#### [YOUR GOAL]
Look over the lines below. Report each one that includes the string "this".

#### [DATA SHOWN]

______

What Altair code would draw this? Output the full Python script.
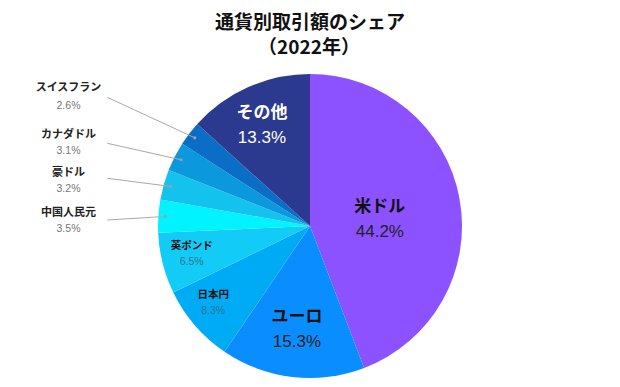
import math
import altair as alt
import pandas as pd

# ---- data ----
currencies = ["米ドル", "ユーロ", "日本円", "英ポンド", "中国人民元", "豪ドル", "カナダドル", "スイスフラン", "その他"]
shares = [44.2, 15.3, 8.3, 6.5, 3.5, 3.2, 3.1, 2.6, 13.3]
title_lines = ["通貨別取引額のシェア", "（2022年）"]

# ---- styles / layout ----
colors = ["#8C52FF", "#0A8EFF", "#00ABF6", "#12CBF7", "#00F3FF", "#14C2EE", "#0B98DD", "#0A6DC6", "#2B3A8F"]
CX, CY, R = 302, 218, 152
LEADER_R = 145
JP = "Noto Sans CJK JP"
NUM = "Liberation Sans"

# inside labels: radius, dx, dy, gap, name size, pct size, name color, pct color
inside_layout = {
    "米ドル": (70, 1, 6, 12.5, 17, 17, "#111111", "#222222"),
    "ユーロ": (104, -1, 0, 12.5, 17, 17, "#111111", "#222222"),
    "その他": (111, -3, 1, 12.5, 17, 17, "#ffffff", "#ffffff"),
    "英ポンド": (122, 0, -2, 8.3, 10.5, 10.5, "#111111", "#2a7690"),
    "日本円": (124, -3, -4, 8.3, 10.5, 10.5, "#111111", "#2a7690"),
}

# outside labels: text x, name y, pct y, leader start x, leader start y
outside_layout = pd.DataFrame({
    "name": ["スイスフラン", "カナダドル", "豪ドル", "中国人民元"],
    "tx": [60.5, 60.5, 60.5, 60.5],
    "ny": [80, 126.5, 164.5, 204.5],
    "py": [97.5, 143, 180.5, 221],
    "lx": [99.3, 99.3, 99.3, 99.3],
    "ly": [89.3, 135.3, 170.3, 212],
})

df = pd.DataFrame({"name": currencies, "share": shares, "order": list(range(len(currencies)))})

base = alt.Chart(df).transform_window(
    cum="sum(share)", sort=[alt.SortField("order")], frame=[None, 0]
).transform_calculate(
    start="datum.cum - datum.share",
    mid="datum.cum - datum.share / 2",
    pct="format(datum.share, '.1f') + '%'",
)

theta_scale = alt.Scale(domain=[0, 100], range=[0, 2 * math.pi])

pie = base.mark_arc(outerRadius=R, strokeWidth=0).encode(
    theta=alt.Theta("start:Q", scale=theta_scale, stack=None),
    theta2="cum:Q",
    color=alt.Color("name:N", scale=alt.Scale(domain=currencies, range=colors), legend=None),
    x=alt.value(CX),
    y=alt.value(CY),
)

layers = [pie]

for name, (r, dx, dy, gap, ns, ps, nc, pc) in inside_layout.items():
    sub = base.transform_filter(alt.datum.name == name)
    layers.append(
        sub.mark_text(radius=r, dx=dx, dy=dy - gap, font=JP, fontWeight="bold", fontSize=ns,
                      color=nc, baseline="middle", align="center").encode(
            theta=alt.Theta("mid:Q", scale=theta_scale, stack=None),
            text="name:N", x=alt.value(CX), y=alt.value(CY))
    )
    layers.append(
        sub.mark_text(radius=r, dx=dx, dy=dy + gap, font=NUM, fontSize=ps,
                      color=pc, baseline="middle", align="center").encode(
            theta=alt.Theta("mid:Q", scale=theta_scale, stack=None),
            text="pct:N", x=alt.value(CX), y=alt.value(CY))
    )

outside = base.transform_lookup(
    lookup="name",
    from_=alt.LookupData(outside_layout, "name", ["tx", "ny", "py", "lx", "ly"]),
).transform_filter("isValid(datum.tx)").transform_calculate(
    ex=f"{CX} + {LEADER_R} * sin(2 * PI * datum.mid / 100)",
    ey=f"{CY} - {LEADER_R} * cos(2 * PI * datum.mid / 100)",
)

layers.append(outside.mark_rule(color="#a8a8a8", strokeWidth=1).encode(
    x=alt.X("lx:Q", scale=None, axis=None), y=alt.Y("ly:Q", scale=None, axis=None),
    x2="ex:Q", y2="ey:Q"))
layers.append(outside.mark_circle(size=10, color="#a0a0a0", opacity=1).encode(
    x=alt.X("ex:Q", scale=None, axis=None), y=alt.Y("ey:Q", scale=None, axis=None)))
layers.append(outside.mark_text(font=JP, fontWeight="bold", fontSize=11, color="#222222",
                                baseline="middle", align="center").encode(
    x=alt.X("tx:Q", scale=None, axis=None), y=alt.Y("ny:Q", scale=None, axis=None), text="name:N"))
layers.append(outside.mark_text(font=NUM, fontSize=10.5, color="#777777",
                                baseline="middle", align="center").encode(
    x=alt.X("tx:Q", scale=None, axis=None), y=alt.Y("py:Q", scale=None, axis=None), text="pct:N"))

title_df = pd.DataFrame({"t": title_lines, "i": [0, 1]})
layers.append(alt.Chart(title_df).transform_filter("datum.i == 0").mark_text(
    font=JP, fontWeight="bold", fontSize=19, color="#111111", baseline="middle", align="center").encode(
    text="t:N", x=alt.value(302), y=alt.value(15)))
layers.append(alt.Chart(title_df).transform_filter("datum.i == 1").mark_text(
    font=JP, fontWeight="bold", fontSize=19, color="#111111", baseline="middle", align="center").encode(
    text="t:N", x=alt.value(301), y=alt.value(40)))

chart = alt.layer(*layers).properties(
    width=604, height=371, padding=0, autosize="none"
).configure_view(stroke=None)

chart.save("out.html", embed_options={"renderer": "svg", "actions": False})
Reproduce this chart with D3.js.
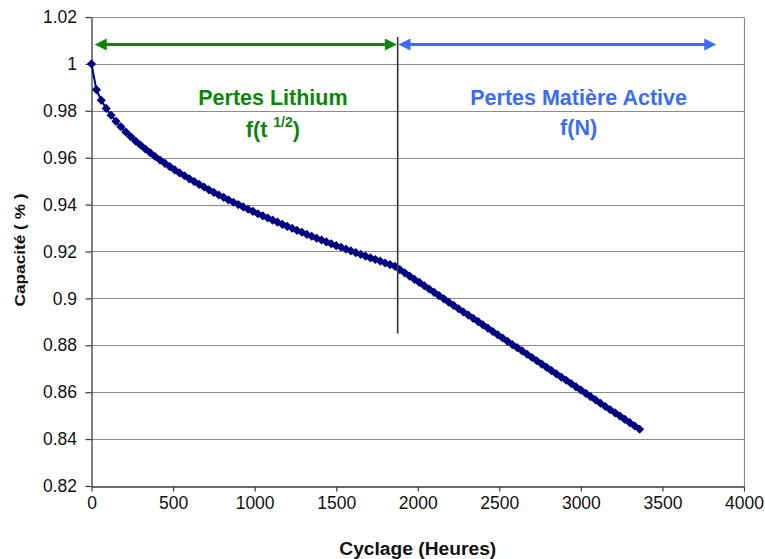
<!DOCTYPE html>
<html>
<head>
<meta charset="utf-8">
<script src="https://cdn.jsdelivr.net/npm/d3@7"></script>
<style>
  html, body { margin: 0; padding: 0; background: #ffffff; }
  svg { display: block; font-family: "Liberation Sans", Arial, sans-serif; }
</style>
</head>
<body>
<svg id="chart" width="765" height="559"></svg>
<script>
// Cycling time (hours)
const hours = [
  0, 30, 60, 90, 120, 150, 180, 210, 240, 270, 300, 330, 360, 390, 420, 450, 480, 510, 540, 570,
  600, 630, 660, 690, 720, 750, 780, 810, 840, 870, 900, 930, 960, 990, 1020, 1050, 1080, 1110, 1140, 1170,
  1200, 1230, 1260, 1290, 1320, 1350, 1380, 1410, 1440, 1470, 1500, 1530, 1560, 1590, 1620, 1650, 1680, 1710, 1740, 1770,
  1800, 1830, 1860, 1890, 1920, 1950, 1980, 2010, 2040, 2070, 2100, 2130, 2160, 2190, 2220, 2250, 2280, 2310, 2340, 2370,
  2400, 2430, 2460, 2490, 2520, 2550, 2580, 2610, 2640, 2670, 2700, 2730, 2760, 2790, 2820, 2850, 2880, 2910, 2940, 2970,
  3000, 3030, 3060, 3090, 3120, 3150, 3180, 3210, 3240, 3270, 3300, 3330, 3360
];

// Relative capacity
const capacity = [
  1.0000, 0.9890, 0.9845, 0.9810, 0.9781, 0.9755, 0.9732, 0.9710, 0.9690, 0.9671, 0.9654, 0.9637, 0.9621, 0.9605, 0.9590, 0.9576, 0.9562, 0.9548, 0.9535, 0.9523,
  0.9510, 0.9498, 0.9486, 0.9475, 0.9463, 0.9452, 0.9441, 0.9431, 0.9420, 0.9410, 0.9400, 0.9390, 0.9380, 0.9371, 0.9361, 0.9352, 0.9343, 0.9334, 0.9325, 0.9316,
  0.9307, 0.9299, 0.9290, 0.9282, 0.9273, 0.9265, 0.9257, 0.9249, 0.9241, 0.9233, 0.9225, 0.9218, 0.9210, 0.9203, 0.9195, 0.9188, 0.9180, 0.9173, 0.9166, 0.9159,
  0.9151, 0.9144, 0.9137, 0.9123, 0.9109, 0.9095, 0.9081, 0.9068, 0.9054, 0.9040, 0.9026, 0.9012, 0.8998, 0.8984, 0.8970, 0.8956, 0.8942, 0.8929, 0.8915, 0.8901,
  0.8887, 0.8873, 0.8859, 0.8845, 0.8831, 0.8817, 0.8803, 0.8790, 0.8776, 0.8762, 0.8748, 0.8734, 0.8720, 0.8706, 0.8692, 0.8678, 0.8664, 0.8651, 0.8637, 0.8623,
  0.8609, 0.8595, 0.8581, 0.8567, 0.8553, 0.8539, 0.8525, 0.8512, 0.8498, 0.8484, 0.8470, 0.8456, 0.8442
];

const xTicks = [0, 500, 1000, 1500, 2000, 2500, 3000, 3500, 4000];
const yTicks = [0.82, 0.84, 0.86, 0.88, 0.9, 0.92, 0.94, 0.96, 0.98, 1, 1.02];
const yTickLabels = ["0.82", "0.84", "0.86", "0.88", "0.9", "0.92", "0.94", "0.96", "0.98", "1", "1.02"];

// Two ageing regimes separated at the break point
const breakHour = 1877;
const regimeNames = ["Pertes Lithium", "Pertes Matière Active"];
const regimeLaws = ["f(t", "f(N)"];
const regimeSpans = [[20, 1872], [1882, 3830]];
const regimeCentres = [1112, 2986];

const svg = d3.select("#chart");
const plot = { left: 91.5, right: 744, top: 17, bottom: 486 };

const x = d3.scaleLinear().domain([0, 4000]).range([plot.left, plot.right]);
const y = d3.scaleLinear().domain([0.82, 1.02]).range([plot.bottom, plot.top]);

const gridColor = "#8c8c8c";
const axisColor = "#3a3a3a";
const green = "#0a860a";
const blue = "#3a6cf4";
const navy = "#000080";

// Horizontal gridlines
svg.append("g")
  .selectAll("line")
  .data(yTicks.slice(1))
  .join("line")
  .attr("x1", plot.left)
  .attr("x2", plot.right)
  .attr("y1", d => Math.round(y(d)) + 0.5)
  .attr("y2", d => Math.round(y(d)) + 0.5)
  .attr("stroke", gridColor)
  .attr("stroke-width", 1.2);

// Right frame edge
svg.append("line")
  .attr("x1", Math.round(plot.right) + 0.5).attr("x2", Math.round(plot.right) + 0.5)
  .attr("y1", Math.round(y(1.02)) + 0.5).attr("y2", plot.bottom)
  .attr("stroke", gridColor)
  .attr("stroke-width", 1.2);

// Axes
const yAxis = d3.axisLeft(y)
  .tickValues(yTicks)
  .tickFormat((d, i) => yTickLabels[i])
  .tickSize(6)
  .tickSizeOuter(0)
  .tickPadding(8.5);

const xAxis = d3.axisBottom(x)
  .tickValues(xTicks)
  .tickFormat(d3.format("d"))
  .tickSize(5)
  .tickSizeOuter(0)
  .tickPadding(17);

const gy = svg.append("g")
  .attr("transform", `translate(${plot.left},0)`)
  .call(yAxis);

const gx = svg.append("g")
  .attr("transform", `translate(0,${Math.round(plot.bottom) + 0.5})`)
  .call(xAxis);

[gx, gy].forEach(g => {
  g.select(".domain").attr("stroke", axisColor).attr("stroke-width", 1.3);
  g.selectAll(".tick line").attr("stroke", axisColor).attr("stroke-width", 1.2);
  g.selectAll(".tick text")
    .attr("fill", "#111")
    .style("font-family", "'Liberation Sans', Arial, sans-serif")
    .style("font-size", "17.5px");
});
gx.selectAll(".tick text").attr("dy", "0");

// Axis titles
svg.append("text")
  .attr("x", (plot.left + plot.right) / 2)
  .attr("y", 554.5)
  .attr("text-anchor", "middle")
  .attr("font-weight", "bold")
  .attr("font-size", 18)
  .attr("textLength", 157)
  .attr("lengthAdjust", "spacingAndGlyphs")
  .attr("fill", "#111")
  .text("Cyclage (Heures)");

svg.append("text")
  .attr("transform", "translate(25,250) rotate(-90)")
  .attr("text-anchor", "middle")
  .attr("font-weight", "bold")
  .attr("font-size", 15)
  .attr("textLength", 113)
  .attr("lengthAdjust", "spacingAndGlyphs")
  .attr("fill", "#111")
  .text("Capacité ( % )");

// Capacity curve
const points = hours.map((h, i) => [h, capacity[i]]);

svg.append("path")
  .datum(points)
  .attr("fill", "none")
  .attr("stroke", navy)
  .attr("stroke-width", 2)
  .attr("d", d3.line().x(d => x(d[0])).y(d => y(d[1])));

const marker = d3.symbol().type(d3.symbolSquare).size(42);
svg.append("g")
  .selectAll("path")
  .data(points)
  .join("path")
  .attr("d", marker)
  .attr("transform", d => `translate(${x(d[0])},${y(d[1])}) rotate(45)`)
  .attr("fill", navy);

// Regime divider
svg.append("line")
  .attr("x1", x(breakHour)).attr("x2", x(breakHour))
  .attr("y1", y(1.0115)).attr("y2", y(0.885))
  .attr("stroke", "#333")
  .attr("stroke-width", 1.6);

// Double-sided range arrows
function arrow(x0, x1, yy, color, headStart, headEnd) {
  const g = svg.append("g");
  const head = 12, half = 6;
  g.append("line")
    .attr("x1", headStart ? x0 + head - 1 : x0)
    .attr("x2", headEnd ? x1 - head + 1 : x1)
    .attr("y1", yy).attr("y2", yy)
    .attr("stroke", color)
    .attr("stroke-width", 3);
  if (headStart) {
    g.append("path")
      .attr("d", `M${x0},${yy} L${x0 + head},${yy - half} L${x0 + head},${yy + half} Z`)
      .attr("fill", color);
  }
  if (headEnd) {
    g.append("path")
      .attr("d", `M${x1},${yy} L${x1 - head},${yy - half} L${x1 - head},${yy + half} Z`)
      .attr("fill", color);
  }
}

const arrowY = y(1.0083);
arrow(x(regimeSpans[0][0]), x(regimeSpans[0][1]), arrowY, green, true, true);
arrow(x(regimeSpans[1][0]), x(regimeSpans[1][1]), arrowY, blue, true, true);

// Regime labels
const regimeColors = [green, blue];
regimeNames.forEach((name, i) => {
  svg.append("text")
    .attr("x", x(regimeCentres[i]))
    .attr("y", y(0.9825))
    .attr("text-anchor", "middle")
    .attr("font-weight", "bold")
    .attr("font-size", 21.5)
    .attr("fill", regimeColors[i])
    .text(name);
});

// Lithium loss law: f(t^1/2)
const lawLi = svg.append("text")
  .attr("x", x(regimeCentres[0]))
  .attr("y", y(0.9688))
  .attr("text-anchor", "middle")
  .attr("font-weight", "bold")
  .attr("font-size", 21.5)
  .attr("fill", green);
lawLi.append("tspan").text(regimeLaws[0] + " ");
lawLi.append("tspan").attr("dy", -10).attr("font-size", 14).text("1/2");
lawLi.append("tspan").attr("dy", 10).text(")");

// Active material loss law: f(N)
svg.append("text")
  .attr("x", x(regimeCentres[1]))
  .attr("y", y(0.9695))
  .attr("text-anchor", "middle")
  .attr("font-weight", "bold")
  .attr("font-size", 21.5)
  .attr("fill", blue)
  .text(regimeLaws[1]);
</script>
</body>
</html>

______

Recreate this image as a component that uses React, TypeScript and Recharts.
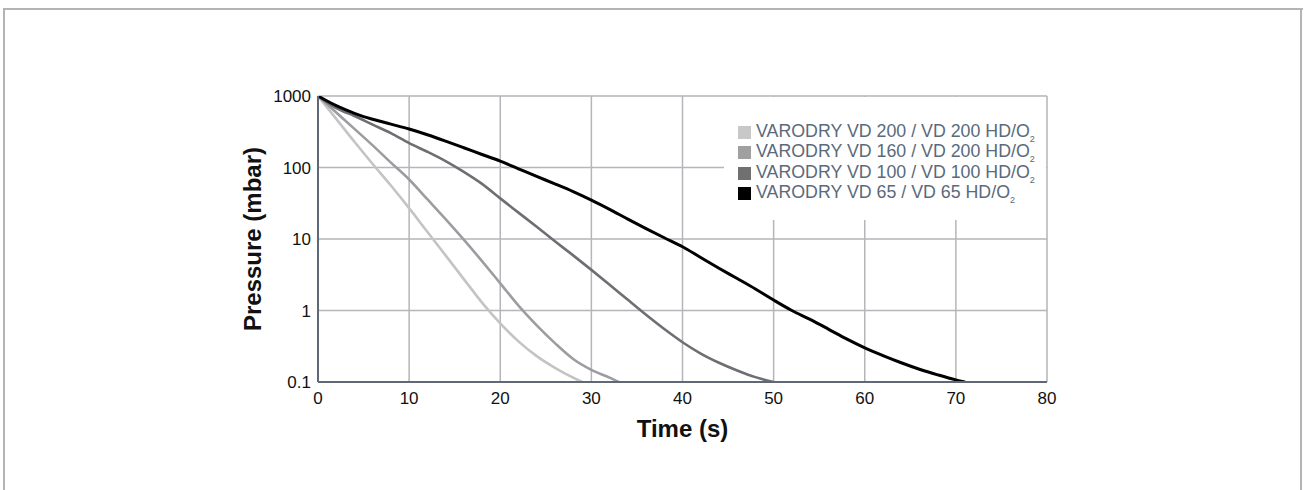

______

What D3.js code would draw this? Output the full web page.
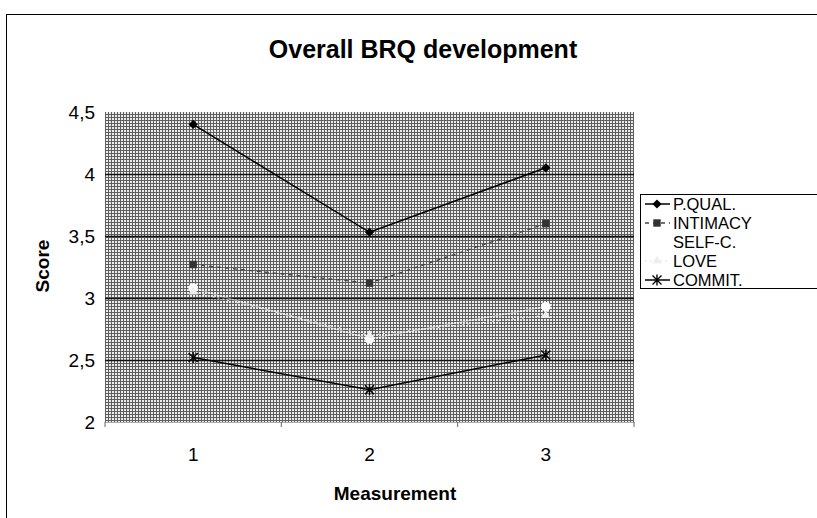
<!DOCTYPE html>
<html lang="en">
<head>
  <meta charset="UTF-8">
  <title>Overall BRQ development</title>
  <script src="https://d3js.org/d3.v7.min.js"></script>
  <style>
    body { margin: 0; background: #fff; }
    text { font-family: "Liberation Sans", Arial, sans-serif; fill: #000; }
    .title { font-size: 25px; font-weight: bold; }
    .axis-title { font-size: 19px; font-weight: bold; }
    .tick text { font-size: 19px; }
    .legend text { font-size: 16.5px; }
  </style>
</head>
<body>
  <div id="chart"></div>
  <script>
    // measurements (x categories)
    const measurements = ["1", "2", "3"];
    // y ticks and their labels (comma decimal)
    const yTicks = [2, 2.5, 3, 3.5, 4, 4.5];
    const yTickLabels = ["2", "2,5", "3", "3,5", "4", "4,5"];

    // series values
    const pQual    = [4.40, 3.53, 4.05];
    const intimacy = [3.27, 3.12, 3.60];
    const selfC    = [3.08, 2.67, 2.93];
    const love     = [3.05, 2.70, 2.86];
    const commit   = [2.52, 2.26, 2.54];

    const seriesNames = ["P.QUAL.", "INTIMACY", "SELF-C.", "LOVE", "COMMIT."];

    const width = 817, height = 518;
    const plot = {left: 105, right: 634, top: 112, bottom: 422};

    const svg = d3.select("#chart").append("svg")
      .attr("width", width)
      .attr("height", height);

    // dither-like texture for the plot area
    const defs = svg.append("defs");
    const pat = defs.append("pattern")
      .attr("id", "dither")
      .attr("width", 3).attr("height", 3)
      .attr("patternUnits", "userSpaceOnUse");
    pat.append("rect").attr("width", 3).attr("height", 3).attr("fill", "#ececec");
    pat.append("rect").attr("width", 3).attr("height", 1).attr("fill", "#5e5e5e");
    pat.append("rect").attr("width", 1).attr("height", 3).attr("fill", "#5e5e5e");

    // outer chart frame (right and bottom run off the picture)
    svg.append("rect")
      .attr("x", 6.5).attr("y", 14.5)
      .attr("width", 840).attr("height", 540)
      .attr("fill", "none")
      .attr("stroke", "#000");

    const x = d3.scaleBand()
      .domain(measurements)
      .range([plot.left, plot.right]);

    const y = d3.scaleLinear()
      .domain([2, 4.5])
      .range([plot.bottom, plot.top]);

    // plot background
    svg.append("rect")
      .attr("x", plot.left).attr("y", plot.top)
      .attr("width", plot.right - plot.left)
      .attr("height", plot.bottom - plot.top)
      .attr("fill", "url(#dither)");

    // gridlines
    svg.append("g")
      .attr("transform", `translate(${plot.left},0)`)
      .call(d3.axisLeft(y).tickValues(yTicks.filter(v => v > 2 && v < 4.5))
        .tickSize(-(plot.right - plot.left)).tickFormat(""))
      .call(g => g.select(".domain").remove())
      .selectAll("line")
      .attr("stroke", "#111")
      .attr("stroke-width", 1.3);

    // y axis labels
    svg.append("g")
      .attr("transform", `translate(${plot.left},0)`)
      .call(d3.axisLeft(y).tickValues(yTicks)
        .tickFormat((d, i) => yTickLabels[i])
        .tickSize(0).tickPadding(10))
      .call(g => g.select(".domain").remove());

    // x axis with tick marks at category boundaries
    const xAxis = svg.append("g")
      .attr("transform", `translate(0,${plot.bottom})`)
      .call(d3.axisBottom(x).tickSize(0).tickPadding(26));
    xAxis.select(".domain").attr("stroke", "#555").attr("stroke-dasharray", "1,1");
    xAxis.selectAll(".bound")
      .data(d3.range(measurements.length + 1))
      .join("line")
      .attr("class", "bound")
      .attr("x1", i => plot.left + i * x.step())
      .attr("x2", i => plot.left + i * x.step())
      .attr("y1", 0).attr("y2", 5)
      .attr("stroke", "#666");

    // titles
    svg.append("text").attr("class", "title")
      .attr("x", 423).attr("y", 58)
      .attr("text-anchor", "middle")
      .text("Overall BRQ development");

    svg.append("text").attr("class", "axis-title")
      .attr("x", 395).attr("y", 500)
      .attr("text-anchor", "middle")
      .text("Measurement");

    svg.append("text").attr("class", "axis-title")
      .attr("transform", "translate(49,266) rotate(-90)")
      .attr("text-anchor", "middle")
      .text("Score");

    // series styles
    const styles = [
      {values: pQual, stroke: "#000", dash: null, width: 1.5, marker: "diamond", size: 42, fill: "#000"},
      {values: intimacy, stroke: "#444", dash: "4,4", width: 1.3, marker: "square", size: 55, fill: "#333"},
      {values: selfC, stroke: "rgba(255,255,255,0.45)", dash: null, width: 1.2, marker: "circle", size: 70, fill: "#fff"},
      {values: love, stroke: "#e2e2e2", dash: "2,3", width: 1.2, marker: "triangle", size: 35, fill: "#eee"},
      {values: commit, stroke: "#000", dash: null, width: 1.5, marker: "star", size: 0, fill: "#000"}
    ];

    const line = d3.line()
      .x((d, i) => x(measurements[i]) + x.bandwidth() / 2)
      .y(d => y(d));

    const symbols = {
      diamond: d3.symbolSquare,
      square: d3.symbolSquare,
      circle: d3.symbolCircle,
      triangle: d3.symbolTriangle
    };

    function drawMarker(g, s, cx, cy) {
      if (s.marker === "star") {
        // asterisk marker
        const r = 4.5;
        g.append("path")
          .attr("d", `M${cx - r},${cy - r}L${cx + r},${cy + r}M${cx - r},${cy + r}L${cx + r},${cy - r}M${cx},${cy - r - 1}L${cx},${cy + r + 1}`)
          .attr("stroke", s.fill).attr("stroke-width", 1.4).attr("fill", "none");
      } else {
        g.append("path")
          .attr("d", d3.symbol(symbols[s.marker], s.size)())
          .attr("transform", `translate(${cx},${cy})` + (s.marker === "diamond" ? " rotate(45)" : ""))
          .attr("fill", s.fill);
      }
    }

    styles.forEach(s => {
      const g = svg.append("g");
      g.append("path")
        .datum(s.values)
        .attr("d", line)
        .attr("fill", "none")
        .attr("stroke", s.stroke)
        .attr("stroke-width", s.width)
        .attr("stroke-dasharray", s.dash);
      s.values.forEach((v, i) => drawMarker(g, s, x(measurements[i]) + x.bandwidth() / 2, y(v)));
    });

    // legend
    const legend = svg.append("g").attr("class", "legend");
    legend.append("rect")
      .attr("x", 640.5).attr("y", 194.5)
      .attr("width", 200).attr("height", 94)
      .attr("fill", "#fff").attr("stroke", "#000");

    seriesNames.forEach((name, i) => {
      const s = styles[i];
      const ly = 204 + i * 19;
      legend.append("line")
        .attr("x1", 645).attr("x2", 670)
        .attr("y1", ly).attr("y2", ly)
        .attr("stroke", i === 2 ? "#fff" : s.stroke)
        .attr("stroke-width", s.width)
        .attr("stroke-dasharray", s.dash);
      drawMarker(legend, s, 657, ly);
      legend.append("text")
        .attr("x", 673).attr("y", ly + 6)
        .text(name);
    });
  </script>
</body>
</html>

______

#### [TASK RESULT]
What Altair code would draw this? Output the full Python script.
Reproduce this chart with D3.js.
Recreate this image as a component that uses React, TypeScript and Recharts.
What D3.js code would draw this? Output the full web page.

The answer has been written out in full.